Given information
###

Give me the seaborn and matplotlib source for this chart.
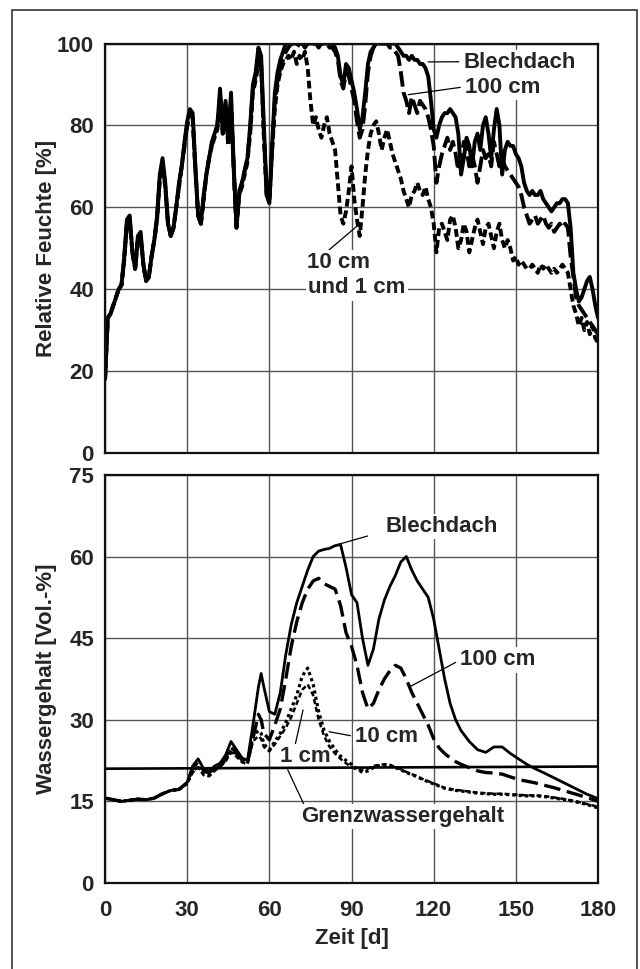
import numpy as np
import pandas as pd
import matplotlib.pyplot as plt
import seaborn as sns
from matplotlib.patches import Rectangle

# --- Relative Feuchte (oben), Tageswerte 0..180 d ---
days_top = np.arange(0, 181)

rh_blech = [18, 33, 34, 36, 38, 40, 41, 48, 57, 58,
            49, 45, 53, 54, 46, 42, 43, 48, 52, 58,
            68, 72, 66, 56, 53, 55, 60, 66, 70, 76,
            81, 84, 83, 70, 58, 56, 63, 68, 72, 76,
            78, 80, 89, 79, 86, 76, 88, 70, 55, 64,
            66, 69, 72, 80, 90, 93, 99, 97, 80, 64,
            61, 75, 88, 93, 96, 98, 100, 100, 100, 100,
            100, 100, 100, 100, 100, 100, 100, 100, 100, 100,
            100, 100, 100, 100, 99, 97, 92, 90, 95, 94,
            91, 88, 84, 79, 82, 88, 95, 98, 99, 100,
            100, 100, 100, 100, 100, 100, 100, 99, 98, 97,
            97, 96, 97, 96, 96, 95, 95, 94, 92, 86,
            79, 77, 80, 82, 83, 83, 84, 83, 82, 78,
            68, 72, 77, 75, 70, 76, 78, 74, 80, 82,
            78, 72, 79, 84, 80, 68, 74, 76, 75, 75,
            73, 72, 70, 66, 64, 63, 64, 63, 63, 64,
            62, 61, 60, 59, 60, 61, 61, 62, 62, 61,
            55, 44, 40, 37, 38, 40, 42, 43, 40, 36, 33]

rh_100 = [18, 33, 34, 36, 38, 40, 41, 47, 56, 57,
          49, 45, 52, 53, 46, 42, 43, 48, 52, 57,
          67, 71, 65, 56, 53, 55, 60, 65, 70, 75,
          80, 83, 82, 69, 58, 56, 62, 68, 72, 75,
          78, 80, 87, 78, 85, 76, 86, 69, 55, 63,
          66, 69, 72, 79, 89, 92, 97, 95, 78, 63,
          61, 74, 86, 91, 94, 96, 98, 99, 100, 100,
          99, 100, 100, 99, 100, 100, 100, 100, 99, 100,
          100, 100, 99, 99, 98, 96, 91, 89, 93, 92,
          89, 86, 81, 77, 79, 85, 93, 97, 99, 100,
          100, 100, 100, 100, 99, 99, 98, 97, 93, 88,
          86, 83, 87, 85, 83, 86, 85, 84, 82, 79,
          75, 66, 70, 73, 75, 77, 74, 76, 73, 69,
          72, 76, 74, 70, 73, 70, 66, 70, 74, 72,
          73, 70, 76, 73, 70, 72, 70, 69, 68, 67,
          66, 65, 63, 60, 58, 56, 57, 58, 56, 57,
          58, 56, 55, 56, 54, 55, 56, 55, 56, 55,
          48, 43, 38, 36, 35, 34, 33, 32, 31, 30, 29]

rh_10_1 = [18, 33, 34, 36, 38, 40, 41, 47, 56, 57,
           49, 45, 52, 53, 46, 42, 43, 48, 52, 57,
           67, 71, 65, 56, 53, 55, 60, 65, 70, 75,
           80, 83, 82, 69, 58, 56, 62, 68, 72, 75,
           77, 79, 86, 78, 84, 75, 85, 69, 55, 63,
           65, 68, 71, 78, 88, 91, 95, 94, 77, 63,
           62, 74, 84, 90, 93, 95, 96, 97, 96, 98,
           95, 97, 96, 98, 94, 86, 80, 82, 79, 77,
           80, 82, 78, 76, 74, 66, 58, 56, 59, 64,
           70, 62, 57, 53, 60, 68, 74, 78, 80, 81,
           78, 74, 77, 79, 76, 73, 71, 69, 67, 64,
           62, 60, 63, 64, 66, 64, 63, 65, 62, 60,
           56, 49, 55, 56, 54, 52, 57, 58, 55, 50,
           52, 56, 54, 49, 52, 55, 57, 54, 51, 55,
           56, 53, 50, 54, 56, 52, 50, 52, 50, 47,
           48, 46, 47, 46, 45, 45, 46, 45, 44, 46,
           45, 46, 45, 44, 45, 44, 45, 46, 45, 44,
           40, 36, 34, 31, 33, 30, 32, 29, 31, 28, 27]

# --- Wassergehalt (unten) ---
days_bot = [0, 3, 6, 9, 12, 15, 18, 21, 24, 27,
            30, 32, 34, 36, 38, 40, 42, 44, 46, 48,
            50, 52, 54, 56, 57, 58, 60, 62, 64, 66,
            68, 70, 72, 74, 76, 78, 80, 82, 84, 86,
            88, 90, 92, 94, 96, 98, 100, 102, 104, 106,
            108, 110, 112, 114, 116, 118, 120, 122, 124, 126,
            128, 130, 133, 136, 139, 142, 145, 148, 151, 154,
            157, 160, 164, 168, 172, 176, 180]

wg_blech = [15.6, 15.3, 15.0, 15.2, 15.4, 15.3, 15.6, 16.4, 17.0, 17.2,
            18.5, 21.5, 22.8, 21.0, 20.5, 21.5, 22.0, 23.5, 26.0, 24.5,
            23.0, 22.5, 29.0, 36.0, 38.5, 36.0, 31.5, 31.0, 35.0, 42.0,
            47.5, 51.5, 54.5, 57.5, 60.0, 61.0, 61.3, 61.5, 62.0, 62.2,
            58.0, 53.0, 51.5, 45.0, 40.0, 43.0, 48.5, 52.0, 54.5, 56.5,
            59.0, 60.0, 57.5, 55.5, 54.0, 52.5, 48.5, 43.0, 37.5, 33.0,
            30.0, 28.0, 26.0, 24.5, 24.0, 25.0, 25.0, 23.8, 22.8, 21.8,
            21.0, 20.3, 19.3, 18.3, 17.3, 16.3, 15.5]

wg_100 = [15.6, 15.3, 15.0, 15.2, 15.4, 15.3, 15.6, 16.4, 17.0, 17.2,
          18.4, 21.0, 22.3, 20.6, 20.2, 21.2, 21.8, 23.0, 25.0, 23.8,
          22.6, 22.2, 26.5, 31.0, 30.0, 27.5, 26.3, 29.0, 32.0, 37.5,
          43.5, 48.0, 51.5, 54.0, 55.5, 56.0, 55.0, 54.5, 54.0, 51.0,
          46.0, 43.5, 40.0, 35.0, 32.0, 33.0, 35.5, 37.5, 39.0, 40.0,
          39.5, 37.5, 35.0, 33.0, 31.0, 29.0, 26.5, 24.8, 23.8, 23.0,
          22.3, 21.8, 21.2, 20.6, 20.3, 20.2, 20.0, 19.5, 19.0, 18.7,
          18.4, 18.0, 17.5, 16.9, 16.3, 15.7, 15.0]

wg_10 = [15.6, 15.3, 15.0, 15.2, 15.4, 15.3, 15.6, 16.4, 17.0, 17.2,
         18.3, 20.5, 21.5, 20.0, 19.8, 20.8, 21.5, 22.5, 24.5, 23.5,
         22.4, 22.0, 27.0, 28.0, 27.5, 25.5, 24.5, 26.0, 27.5, 29.5,
         32.0, 34.5, 38.0, 39.5, 36.5, 31.5, 28.0, 26.0, 24.5, 23.3,
         22.5, 21.8, 21.0, 20.3, 20.6, 21.2, 21.5, 21.7, 21.6, 21.2,
         20.8, 20.3, 19.9, 19.5, 19.0, 18.6, 18.2, 17.8, 17.4, 17.2,
         17.0, 16.9, 16.7, 16.5, 16.4, 16.3, 16.3, 16.2, 16.1, 16.0,
         16.0, 15.9, 15.6, 15.3, 14.9, 14.4, 13.8]

wg_1 = [15.6, 15.3, 15.0, 15.2, 15.4, 15.3, 15.6, 16.4, 17.0, 17.2,
        18.3, 20.3, 21.3, 19.8, 19.6, 20.6, 21.3, 22.3, 24.0, 23.2,
        22.2, 21.8, 26.0, 27.0, 26.5, 25.0, 24.2, 25.5, 27.0, 28.5,
        30.5, 33.0, 35.5, 36.5, 34.5, 30.0, 27.0, 25.0, 23.8, 22.8,
        22.0, 21.3, 20.8, 20.8, 21.0, 21.5, 21.7, 21.8, 21.7, 21.3,
        20.9, 20.4, 20.0, 19.6, 19.1, 18.7, 18.3, 17.9, 17.5, 17.3,
        17.1, 17.0, 16.8, 16.6, 16.5, 16.4, 16.4, 16.3, 16.2, 16.1,
        16.1, 16.0, 15.7, 15.4, 15.0, 14.5, 14.0]

grenz_days = [0, 180]
grenz_wg = [21.0, 21.4]

sns.set_style('white')
plt.rcParams['font.family'] = ['Liberation Sans', 'DejaVu Sans']
plt.rcParams['font.weight'] = 'bold'
plt.rcParams['axes.labelweight'] = 'bold'

fig = plt.figure(figsize=(6.4, 9.69), dpi=100)
ax1 = fig.add_axes([0.1641, 0.5325, 0.7703, 0.4226])
ax2 = fig.add_axes([0.1641, 0.0888, 0.7703, 0.4211])

# Rahmen um die ganze Abbildung
fig.add_artist(Rectangle((12 / 640, -0.02), 625 / 640, 1 - 10 / 969 + 0.02,
                         transform=fig.transFigure, fill=False, lw=1.2, ec='#333333'))

# oben
sns.lineplot(x=days_top, y=rh_10_1, ax=ax1, color='k', lw=2.8, linestyle=(0, (2, 1)))
sns.lineplot(x=days_top, y=rh_100, ax=ax1, color='k', lw=2.8, linestyle=(0, (4, 1.4)))
sns.lineplot(x=days_top, y=rh_blech, ax=ax1, color='k', lw=2.8)

# unten
sns.lineplot(x=grenz_days, y=grenz_wg, ax=ax2, color='k', lw=1.9)
sns.lineplot(x=days_bot, y=wg_1, ax=ax2, color='k', lw=1.8, linestyle=(0, (2, 1.2)))
sns.lineplot(x=days_bot, y=wg_10, ax=ax2, color='k', lw=2.3, linestyle=(0, (1, 1)))
sns.lineplot(x=days_bot, y=wg_100, ax=ax2, color='k', lw=2.4, linestyle=(0, (5, 2)))
sns.lineplot(x=days_bot, y=wg_blech, ax=ax2, color='k', lw=2.0)


def style_axes(ax, ymax, ystep):
    ax.set_xlim(0, 180)
    ax.set_ylim(0, ymax)
    ax.set_xticks(range(0, 181, 30))
    ax.set_yticks(range(0, ymax + 1, ystep))
    ax.grid(True, color='#555555', lw=1.0)
    ax.set_axisbelow(True)
    for s in ax.spines.values():
        s.set_visible(True)
        s.set_color('#111111')
        s.set_linewidth(1.6)
    ax.tick_params(length=0, labelsize=16, pad=8)
    ax.tick_params(axis='x', pad=12)


style_axes(ax1, 100, 20)
style_axes(ax2, 75, 15)
ax1.tick_params(labelbottom=False)

ax1.set_ylabel('Relative Feuchte [%]', fontsize=16, fontweight='bold')
ax1.yaxis.set_label_coords(-0.098, 0.5)
ax2.set_ylabel('Wassergehalt [Vol.-%]', fontsize=16, fontweight='bold')
ax2.yaxis.set_label_coords(-0.098, 0.5)
ax2.set_xlabel('Zeit [d]', fontsize=16, fontweight='bold')
ax2.xaxis.set_label_coords(0.5, -0.11)

box = dict(boxstyle='square,pad=0.1', fc='white', ec='none')
txt = dict(fontsize=16, fontweight='bold', bbox=box, zorder=1.5)


def leader(rel, shrink=2):
    return dict(arrowstyle='-', lw=0.9, color='k', relpos=rel, shrinkA=shrink, shrinkB=0)


ax1.annotate('Blechdach', xy=(118, 95.5), xytext=(131, 95.3), ha='left', va='center',
             arrowprops=leader((0, 0.55)), **txt)
ax1.annotate('100 cm', xy=(110.7, 87.5), xytext=(131.5, 89.2), ha='left', va='center',
             arrowprops=leader((0, 0.55)), **txt)
ax1.annotate('10 cm', xy=(92.5, 55.7), xytext=(85.3, 46.4), ha='center', va='center',
             arrowprops=leader((0.3, 1.0), 0), **txt)
ax1.text(91.9, 40.3, 'und 1 cm', ha='center', va='center', **txt)

ax2.annotate('Blechdach', xy=(85, 62.2), xytext=(123, 65.5), ha='center', va='center',
             arrowprops=leader((0, 0.3), 12), **txt)
ax2.annotate('100 cm', xy=(111.4, 36.1), xytext=(143.5, 41), ha='center', va='center',
             arrowprops=leader((0, 0.5)), **txt)
ax2.annotate('10 cm', xy=(81.8, 27.8), xytext=(102.9, 26.9), ha='center', va='center',
             arrowprops=leader((0, 0.5)), **txt)
ax2.annotate('1 cm', xy=(72.3, 31.8), xytext=(73, 23.2), ha='center', va='center',
             arrowprops=leader((0.3, 1.0), 0), **txt)
ax2.annotate('Grenzwassergehalt', xy=(66.7, 20.8), xytext=(108.5, 12.2), ha='center', va='center',
             arrowprops=leader((0.02, 1.0), 0), **txt)

fig.savefig('out.png', dpi=100)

###

Problem requirements
Leave out the pictures and restate, word for word, the lines from the top of the data through the line containing "55, 44, 40, 37, 38, 40, 42, 43, 40, 36, 33]", both included.

Response
Give me the seaborn and matplotlib source for this chart.
import numpy as np
import pandas as pd
import matplotlib.pyplot as plt
import seaborn as sns
from matplotlib.patches import Rectangle

# --- Relative Feuchte (oben), Tageswerte 0..180 d ---
days_top = np.arange(0, 181)

rh_blech = [18, 33, 34, 36, 38, 40, 41, 48, 57, 58,
            49, 45, 53, 54, 46, 42, 43, 48, 52, 58,
            68, 72, 66, 56, 53, 55, 60, 66, 70, 76,
            81, 84, 83, 70, 58, 56, 63, 68, 72, 76,
            78, 80, 89, 79, 86, 76, 88, 70, 55, 64,
            66, 69, 72, 80, 90, 93, 99, 97, 80, 64,
            61, 75, 88, 93, 96, 98, 100, 100, 100, 100,
            100, 100, 100, 100, 100, 100, 100, 100, 100, 100,
            100, 100, 100, 100, 99, 97, 92, 90, 95, 94,
            91, 88, 84, 79, 82, 88, 95, 98, 99, 100,
            100, 100, 100, 100, 100, 100, 100, 99, 98, 97,
            97, 96, 97, 96, 96, 95, 95, 94, 92, 86,
            79, 77, 80, 82, 83, 83, 84, 83, 82, 78,
            68, 72, 77, 75, 70, 76, 78, 74, 80, 82,
            78, 72, 79, 84, 80, 68, 74, 76, 75, 75,
            73, 72, 70, 66, 64, 63, 64, 63, 63, 64,
            62, 61, 60, 59, 60, 61, 61, 62, 62, 61,
            55, 44, 40, 37, 38, 40, 42, 43, 40, 36, 33]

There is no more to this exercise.